Tobacco

Onondaga Nation Making Its Own Cigarettes

Smokeshops selling Eagles-brand smokes

NEDROW, N.Y. -- The Onondaga Nation has joined the growing number of Indian tribes making their own cigarettes, reported The Post-Standard. The nation smokeshop in Nedrow, N.Y., has been giving away a free pack of Eagles cigarettes with the purchase of a carton of other brands.

Onondaga nation leader and Tadodaho Sid Hill said the Onondaga have started rolling their own to avoid paying and collecting state taxes on national name brand cigarettes. They are following the lead of the Seneca, Mohawk and Oneida tribes, all of whom roll their own and avoid the state tax system entirely, said the report.

Hill said the Onondaga plan to start selling the cigarettes in a month or two.

"We're still getting some feedback on them," Hill told the newspaper. "We're still testing the flavors to see what [customers] like."

New York charges a tax of $4.35 per pack, or $43.50 per carton. After decades of trying to get tribes to collect the taxes, the state last summer won a court case that upheld regulations requiring wholesalers to pay the tax upfront and then collect from the tribes, the report said.

The tribes refused to buy taxed cigarettes and stopped selling national brands. Marlboros, Camels and other national brands disappeared from Indian cigarette stories, replaced by sell Indian-made brands such as Seneca and Niagara. Without the state taxes, the Native American cigarettes sell for about half the price of national brands.
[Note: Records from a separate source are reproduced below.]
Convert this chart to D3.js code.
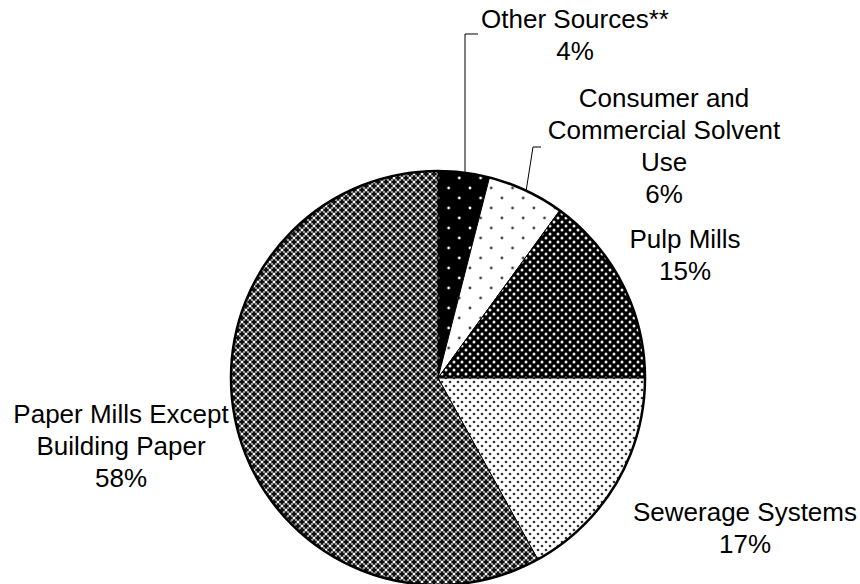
<!DOCTYPE html>
<html><head><meta charset="utf-8">
<script src="https://cdn.jsdelivr.net/npm/d3@7"></script>
<style>body{margin:0;background:#fff}svg{display:block}text{font-family:"Liberation Sans",Arial,sans-serif;font-size:26px;fill:#000}</style>
</head><body><svg id="c" width="860" height="584"></svg>
<script>
const categories = ["Other Sources**", "Consumer and Commercial Solvent Use", "Pulp Mills", "Sewerage Systems", "Paper Mills Except Building Paper"];
const values = [4, 6, 15, 17, 58];
const labelLines = [["Other Sources**","4%"],["Consumer and","Commercial Solvent","Use","6%"],["Pulp Mills","15%"],["Sewerage Systems","17%"],["Paper Mills Except","Building Paper","58%"]];
const patterns = ["pOther","pCons","pPulp","pSew","pPaper"];

const svg = d3.select("#c");
const defs = svg.append("defs");
function dotPat(id, w, h, bg, fg, r, pts){
  const p = defs.append("pattern").attr("id",id).attr("patternUnits","userSpaceOnUse").attr("width",w).attr("height",h);
  p.append("rect").attr("width",w).attr("height",h).attr("fill",bg);
  pts.forEach(([x,y])=>p.append("circle").attr("cx",x).attr("cy",y).attr("r",r).attr("fill",fg));
  return p;
}
dotPat("pOther",21.3,20,"#000","#fff",1.4,[[0,0],[21.3,0],[0,20],[21.3,20],[10.65,10]]);
dotPat("pCons",21.3,20,"#fff","#444",1.4,[[0,0],[21.3,0],[0,20],[21.3,20],[10.65,10]]);
dotPat("pPulp",8,8,"#000","#eee",1.5,[[0,0],[8,0],[0,8],[8,8],[4,4]]);
dotPat("pSew",8,8,"#fff","#333",1.35,[[0,0],[8,0],[0,8],[8,8],[4,4]]);
{
  const p = defs.append("pattern").attr("id","pPaper").attr("patternUnits","userSpaceOnUse").attr("width",8).attr("height",8);
  p.append("rect").attr("width",8).attr("height",8).attr("fill","#9a9a9a");
  const plus=(x,y)=>{p.append("rect").attr("x",x-2.5).attr("y",y-1).attr("width",5).attr("height",2).attr("fill","#111");
    p.append("rect").attr("x",x-1).attr("y",y-2.5).attr("width",2).attr("height",5).attr("fill","#111");};
  [[0,0],[8,0],[0,8],[8,8],[4,4]].forEach(d=>plus(d[0],d[1]));
  [[4,0],[0,4],[8,4],[4,8]].forEach(d=>p.append("rect").attr("x",d[0]-1).attr("y",d[1]-1).attr("width",2).attr("height",2).attr("fill","#fff"));
}

const cx = 438, cy = 378, R = 207;
const pie = d3.pie().sort(null).value(d=>d);
const arc = d3.arc().innerRadius(0).outerRadius(R);
const g = svg.append("g").attr("transform",`translate(${cx},${cy})`);
const arcs = pie(values);
g.selectAll("path").data(arcs).join("path").attr("d",arc)
  .attr("fill",(d,i)=>`url(#${patterns[i]})`).attr("stroke","#000").attr("stroke-width",1);
g.append("circle").attr("r",R).attr("fill","none").attr("stroke","#000").attr("stroke-width",2.5);

const labelPos = [[575,28],[664,107],[685,248],[745,521],[121,423]];
const lh = 32;
labelLines.forEach((lines,i)=>{
  const t = svg.append("text").attr("text-anchor","middle");
  lines.forEach((s,j)=>t.append("tspan").attr("x",labelPos[i][0]).attr("y",labelPos[i][1]+j*lh).text(s));
});

const a1 = arcs[1];
function edge(a){const m=(a.startAngle+a.endAngle)/2;return [cx+R*Math.sin(m), cy-R*Math.cos(m)];}
const e0 = [465, cy - Math.sqrt(R*R-(465-cx)*(465-cx))];
svg.append("polyline").attr("points",[[e0[0],e0[1]],[465,34],[478,34]].map(p=>p.join(",")).join(" "))
  .attr("fill","none").attr("stroke","#000").attr("stroke-width",1);
const e1 = edge(a1);
svg.append("polyline").attr("points",[[e1[0],e1[1]],[533,147],[541,147]].map(p=>p.join(",")).join(" "))
  .attr("fill","none").attr("stroke","#000").attr("stroke-width",1);
</script></body></html>
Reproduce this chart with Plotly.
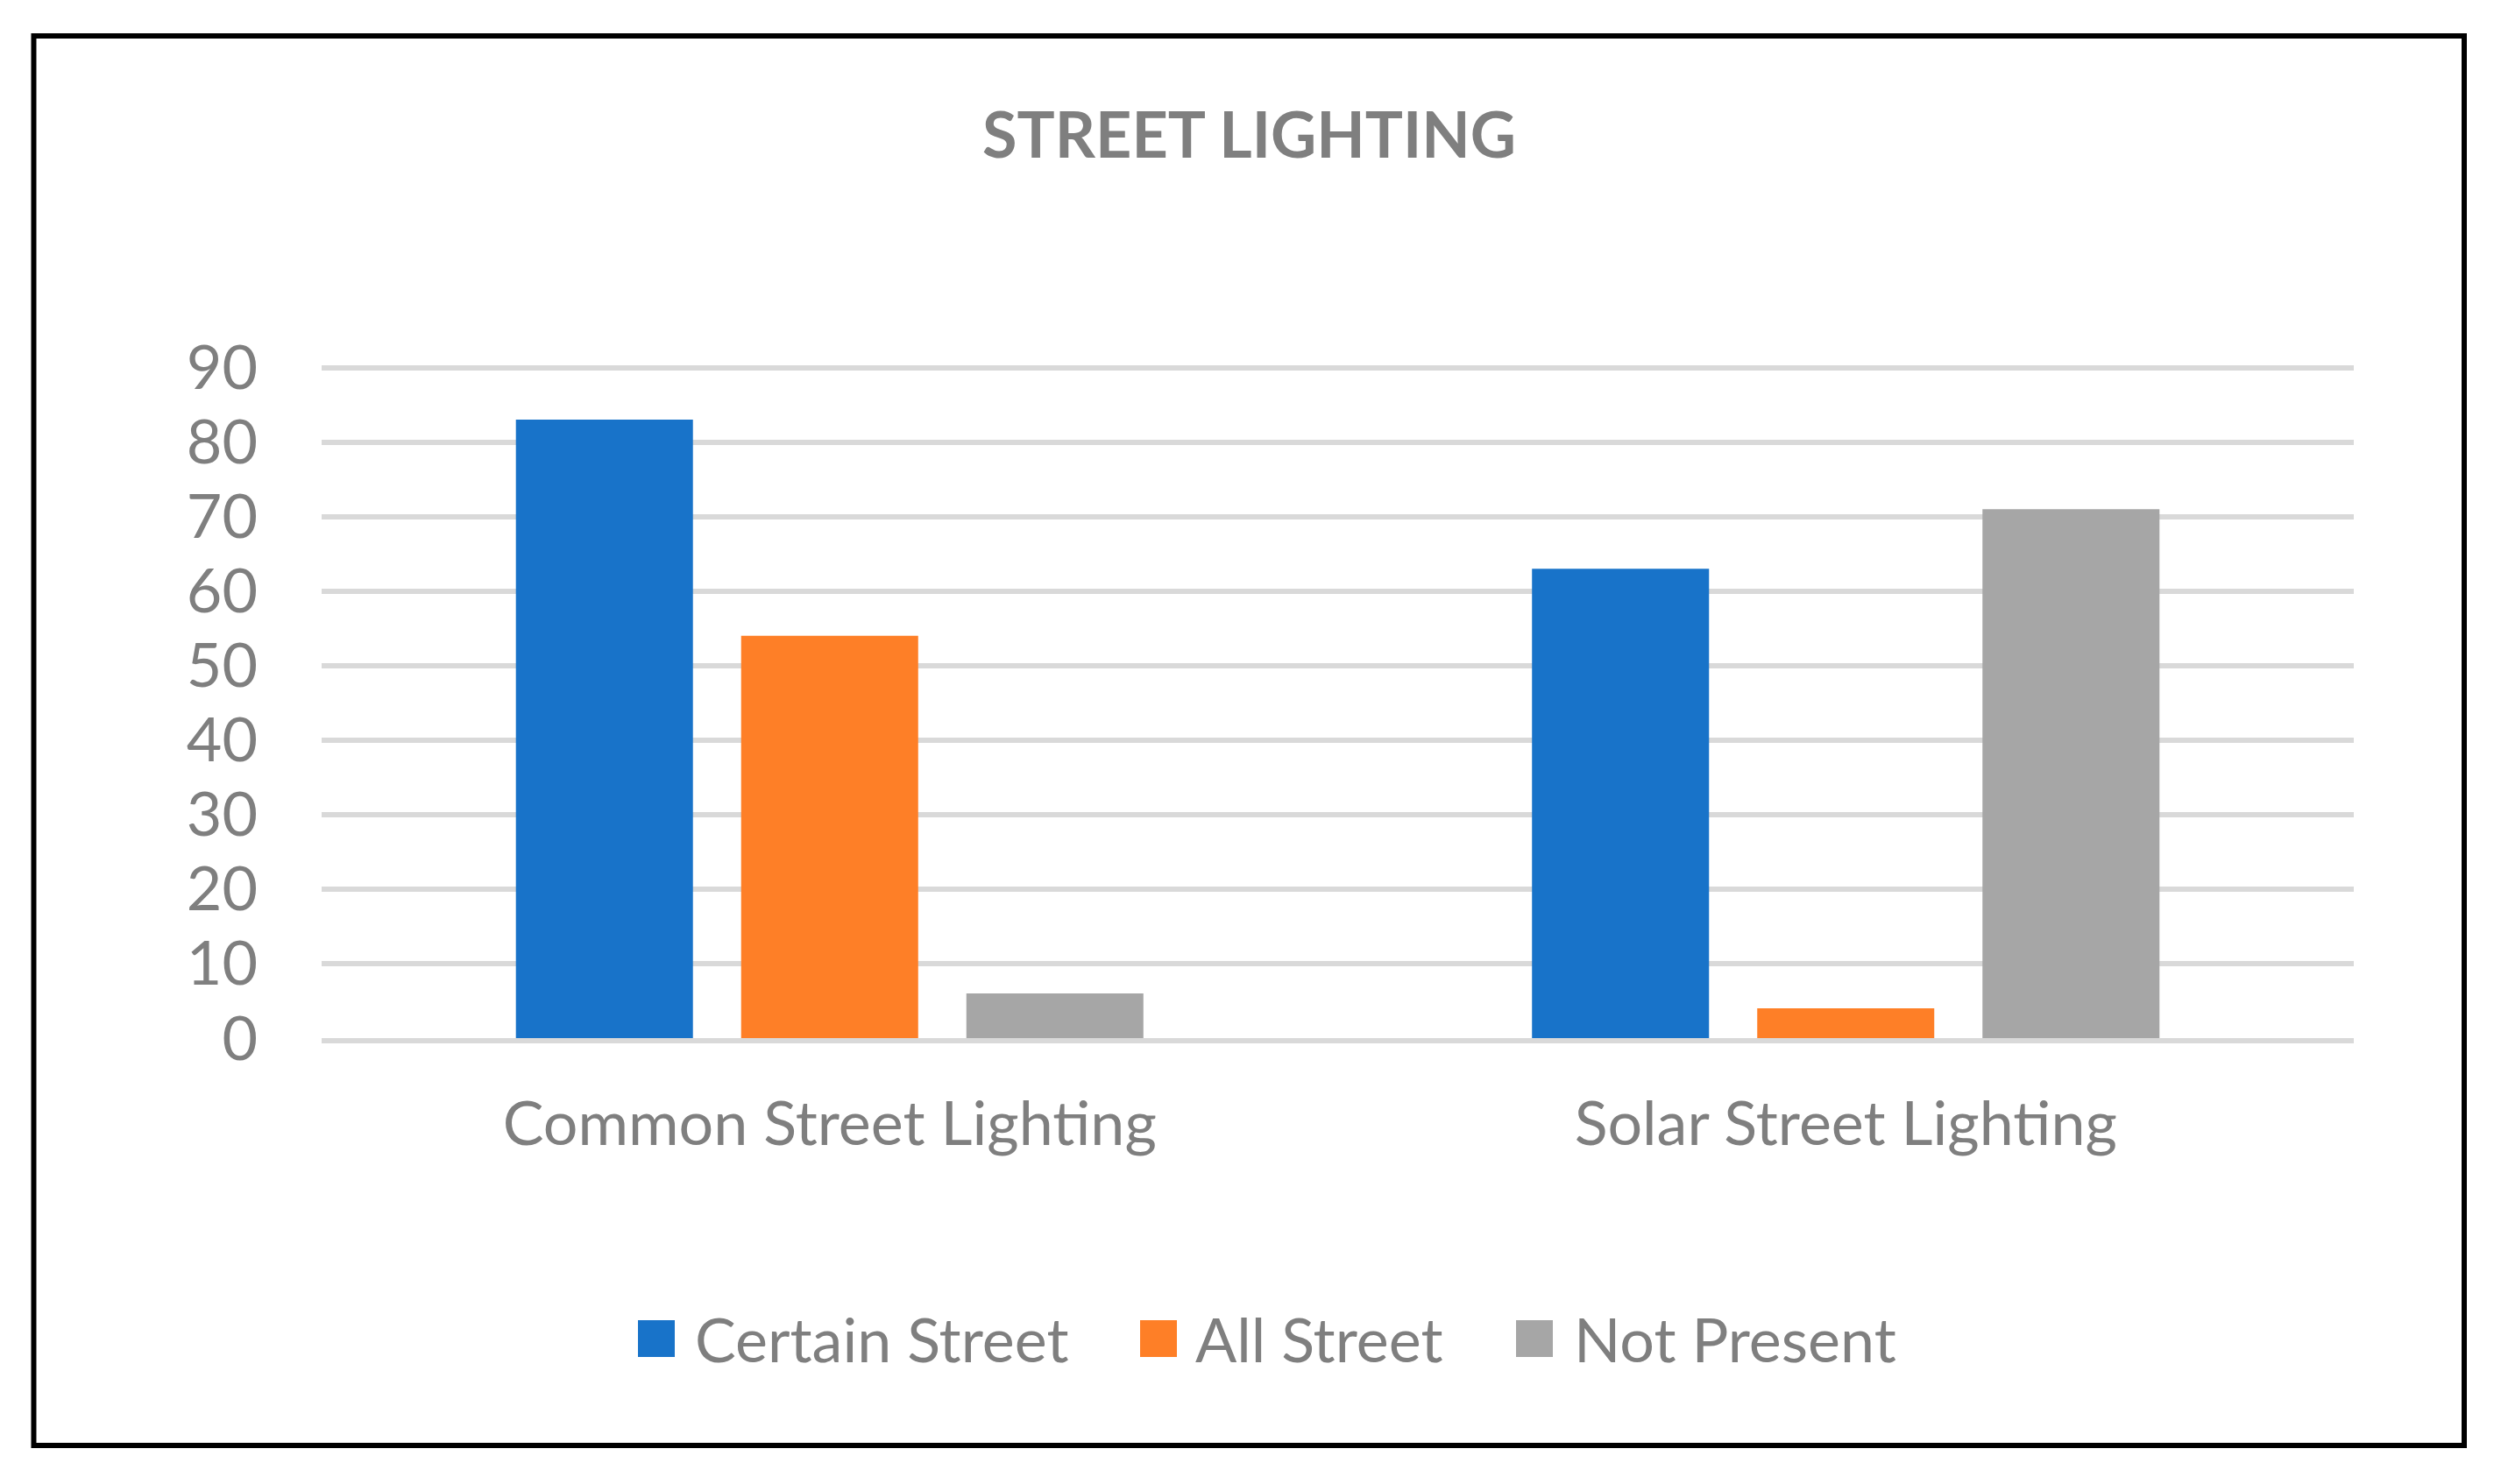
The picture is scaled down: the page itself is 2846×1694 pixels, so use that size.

The decades-long attempt by the state to collect taxes on cigarettes sold on Indian land has led instead to a rapid expansion of tribes making and selling their own brands more cheaply, the paper said.

State officials have continued to that even cigarettes made on reservations are subject to tax when sold to non-Indians. Last year, Governor Andrew Cuomo's administration said state law subjects cigarettes without proper tax stamps to seizure.

"This administration is enforcing the law and we will continue to do so," Cuomo spokesperson Richard Azzopardi told the Post-Standard this week..

The Onondaga smokeshop and its drive-through window are busy selling cigarettes to non-Indians, according to the report. The same is true with other tribes' shops, it added.

The nations also are shipping cigarettes off Indian territory for eventual sale at the smokeshops of other nations. At the Onondaga smoke shop, for example, the best-selling brand is Seneca.

Hill said the Onondagas have not applied for permits from the federal government require of tobacco manufacturers, said the report.

"We're a sovereign nation," he said.

The Eagles cigarettes are being manufactured in several flavors in a building across Route 11 from the smokeshop. Hill said five or six people are working there now, and that will increase to six to seven per shift. He said he did not know how many shifts the plant would have.

The Oneida nation in 2008 bought a cigarette plan in western New York and later moved it to Oneida territory. Several manufacturers produce cigarettes on Seneca Indian Nation lands, the report said.